## INSTRUCTIONS FOR THE TASK
Extract the opening line of the entries and every line after it, stopping at and including the line that contains "0.46, 0.47, 0.47]". Do not include pictures.

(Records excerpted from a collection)
---------------

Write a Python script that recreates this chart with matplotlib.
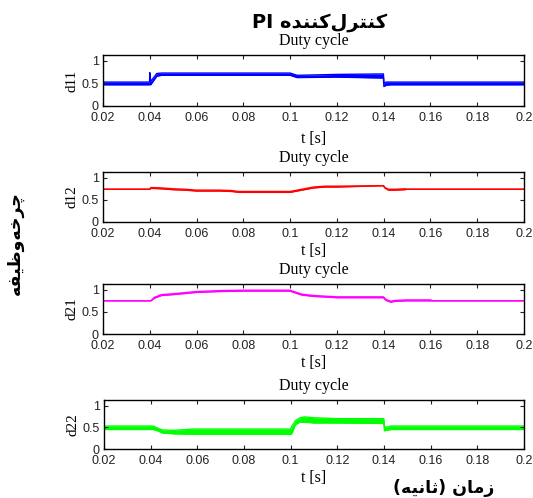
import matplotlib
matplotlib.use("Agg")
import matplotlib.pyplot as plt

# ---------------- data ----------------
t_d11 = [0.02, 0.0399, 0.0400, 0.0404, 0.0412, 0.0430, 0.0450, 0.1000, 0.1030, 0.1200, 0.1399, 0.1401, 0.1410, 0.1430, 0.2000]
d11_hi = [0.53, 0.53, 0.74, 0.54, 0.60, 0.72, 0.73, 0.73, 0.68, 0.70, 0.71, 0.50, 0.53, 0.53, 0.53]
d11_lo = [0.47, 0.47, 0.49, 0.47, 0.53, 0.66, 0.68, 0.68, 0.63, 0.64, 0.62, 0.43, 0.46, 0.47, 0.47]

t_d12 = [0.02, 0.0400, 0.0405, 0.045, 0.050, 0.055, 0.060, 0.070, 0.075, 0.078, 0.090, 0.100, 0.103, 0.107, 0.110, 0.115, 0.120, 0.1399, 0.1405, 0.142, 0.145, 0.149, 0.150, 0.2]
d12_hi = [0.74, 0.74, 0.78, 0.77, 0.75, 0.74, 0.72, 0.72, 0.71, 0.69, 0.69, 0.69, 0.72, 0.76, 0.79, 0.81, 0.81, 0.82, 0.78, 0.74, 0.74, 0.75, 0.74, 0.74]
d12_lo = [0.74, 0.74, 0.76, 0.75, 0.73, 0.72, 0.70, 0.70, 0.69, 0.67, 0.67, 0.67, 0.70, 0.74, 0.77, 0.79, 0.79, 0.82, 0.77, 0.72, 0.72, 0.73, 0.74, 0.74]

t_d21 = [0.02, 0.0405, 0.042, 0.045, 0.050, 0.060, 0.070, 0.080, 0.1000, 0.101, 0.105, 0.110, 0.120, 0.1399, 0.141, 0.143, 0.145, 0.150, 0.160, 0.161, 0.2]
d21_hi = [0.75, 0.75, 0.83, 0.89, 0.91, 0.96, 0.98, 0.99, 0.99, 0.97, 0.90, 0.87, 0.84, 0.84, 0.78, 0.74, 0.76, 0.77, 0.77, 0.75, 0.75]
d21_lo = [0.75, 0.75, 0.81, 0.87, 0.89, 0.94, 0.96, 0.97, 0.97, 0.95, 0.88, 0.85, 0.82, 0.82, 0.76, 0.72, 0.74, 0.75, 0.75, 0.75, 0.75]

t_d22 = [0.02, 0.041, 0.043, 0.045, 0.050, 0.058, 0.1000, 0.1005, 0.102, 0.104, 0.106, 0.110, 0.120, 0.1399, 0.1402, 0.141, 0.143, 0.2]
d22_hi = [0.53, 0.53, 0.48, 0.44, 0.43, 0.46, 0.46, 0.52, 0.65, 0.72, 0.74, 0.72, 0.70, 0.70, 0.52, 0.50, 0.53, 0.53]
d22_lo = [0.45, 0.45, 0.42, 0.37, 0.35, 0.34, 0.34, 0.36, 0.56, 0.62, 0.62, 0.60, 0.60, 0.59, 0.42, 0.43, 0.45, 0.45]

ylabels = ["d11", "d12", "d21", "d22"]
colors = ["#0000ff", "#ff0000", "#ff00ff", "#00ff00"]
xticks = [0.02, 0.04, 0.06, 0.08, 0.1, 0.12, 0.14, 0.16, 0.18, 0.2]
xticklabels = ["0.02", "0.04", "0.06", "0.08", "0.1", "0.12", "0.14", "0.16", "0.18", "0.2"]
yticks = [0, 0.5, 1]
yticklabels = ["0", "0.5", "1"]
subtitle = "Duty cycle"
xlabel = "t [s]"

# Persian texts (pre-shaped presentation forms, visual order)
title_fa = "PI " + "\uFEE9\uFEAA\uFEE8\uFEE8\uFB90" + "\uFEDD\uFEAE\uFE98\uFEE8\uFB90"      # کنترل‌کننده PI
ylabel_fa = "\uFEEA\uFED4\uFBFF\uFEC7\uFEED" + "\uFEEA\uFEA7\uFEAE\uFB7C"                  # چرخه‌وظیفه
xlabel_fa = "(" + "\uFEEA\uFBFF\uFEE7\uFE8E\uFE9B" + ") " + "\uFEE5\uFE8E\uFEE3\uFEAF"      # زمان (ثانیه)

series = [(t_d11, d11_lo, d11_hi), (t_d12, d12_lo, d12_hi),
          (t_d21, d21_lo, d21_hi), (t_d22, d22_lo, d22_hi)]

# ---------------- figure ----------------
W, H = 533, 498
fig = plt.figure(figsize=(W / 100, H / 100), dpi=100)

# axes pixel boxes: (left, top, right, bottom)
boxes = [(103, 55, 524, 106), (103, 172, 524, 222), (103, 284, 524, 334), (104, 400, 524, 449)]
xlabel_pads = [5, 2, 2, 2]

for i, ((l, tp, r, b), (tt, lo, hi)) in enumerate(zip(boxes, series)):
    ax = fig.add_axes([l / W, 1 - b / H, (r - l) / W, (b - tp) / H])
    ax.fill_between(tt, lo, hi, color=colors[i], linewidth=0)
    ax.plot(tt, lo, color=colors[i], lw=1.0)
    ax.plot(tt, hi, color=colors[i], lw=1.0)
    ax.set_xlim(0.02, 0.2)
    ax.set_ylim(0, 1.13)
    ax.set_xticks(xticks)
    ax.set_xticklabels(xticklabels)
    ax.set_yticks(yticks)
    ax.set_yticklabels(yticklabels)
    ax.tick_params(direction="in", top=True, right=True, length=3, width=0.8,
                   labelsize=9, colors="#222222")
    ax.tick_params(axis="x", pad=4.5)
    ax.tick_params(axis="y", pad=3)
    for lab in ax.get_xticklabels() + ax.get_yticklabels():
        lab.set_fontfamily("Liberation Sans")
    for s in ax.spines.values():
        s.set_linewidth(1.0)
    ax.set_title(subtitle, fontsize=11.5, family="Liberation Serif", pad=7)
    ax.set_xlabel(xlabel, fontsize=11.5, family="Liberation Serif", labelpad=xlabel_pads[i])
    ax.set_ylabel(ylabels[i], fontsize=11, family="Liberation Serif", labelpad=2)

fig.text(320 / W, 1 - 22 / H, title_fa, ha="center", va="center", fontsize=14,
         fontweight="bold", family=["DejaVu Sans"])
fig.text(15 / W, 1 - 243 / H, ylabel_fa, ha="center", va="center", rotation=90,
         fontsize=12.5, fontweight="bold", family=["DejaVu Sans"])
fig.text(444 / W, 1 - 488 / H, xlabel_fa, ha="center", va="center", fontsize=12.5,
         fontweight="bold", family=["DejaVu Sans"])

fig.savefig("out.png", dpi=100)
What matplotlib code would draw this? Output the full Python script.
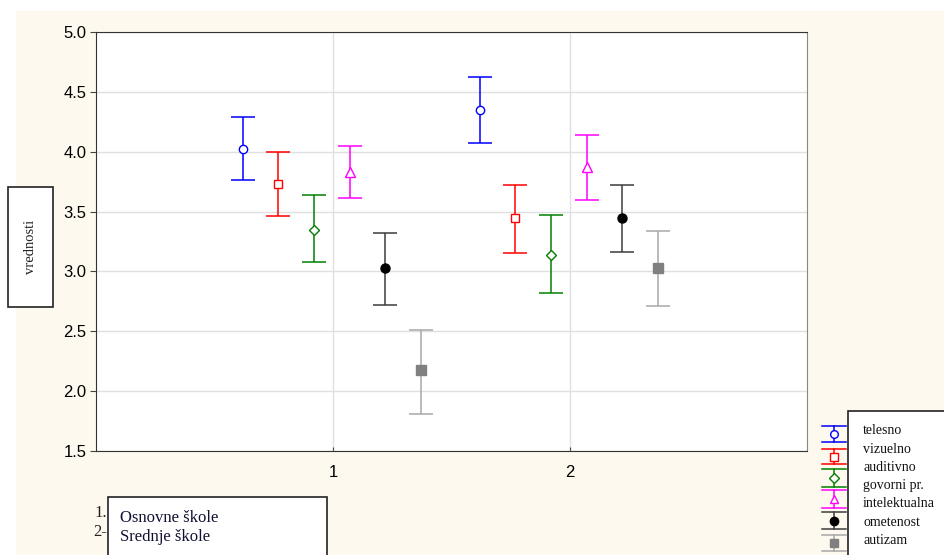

---------------

## SOLUTION TO THE PROBLEM
Write a Python script that recreates this chart with matplotlib.
import matplotlib
matplotlib.use("Agg")
import matplotlib.pyplot as plt

# ---------------- data ----------------
t_d11 = [0.02, 0.0399, 0.0400, 0.0404, 0.0412, 0.0430, 0.0450, 0.1000, 0.1030, 0.1200, 0.1399, 0.1401, 0.1410, 0.1430, 0.2000]
d11_hi = [0.53, 0.53, 0.74, 0.54, 0.60, 0.72, 0.73, 0.73, 0.68, 0.70, 0.71, 0.50, 0.53, 0.53, 0.53]
d11_lo = [0.47, 0.47, 0.49, 0.47, 0.53, 0.66, 0.68, 0.68, 0.63, 0.64, 0.62, 0.43, 0.46, 0.47, 0.47]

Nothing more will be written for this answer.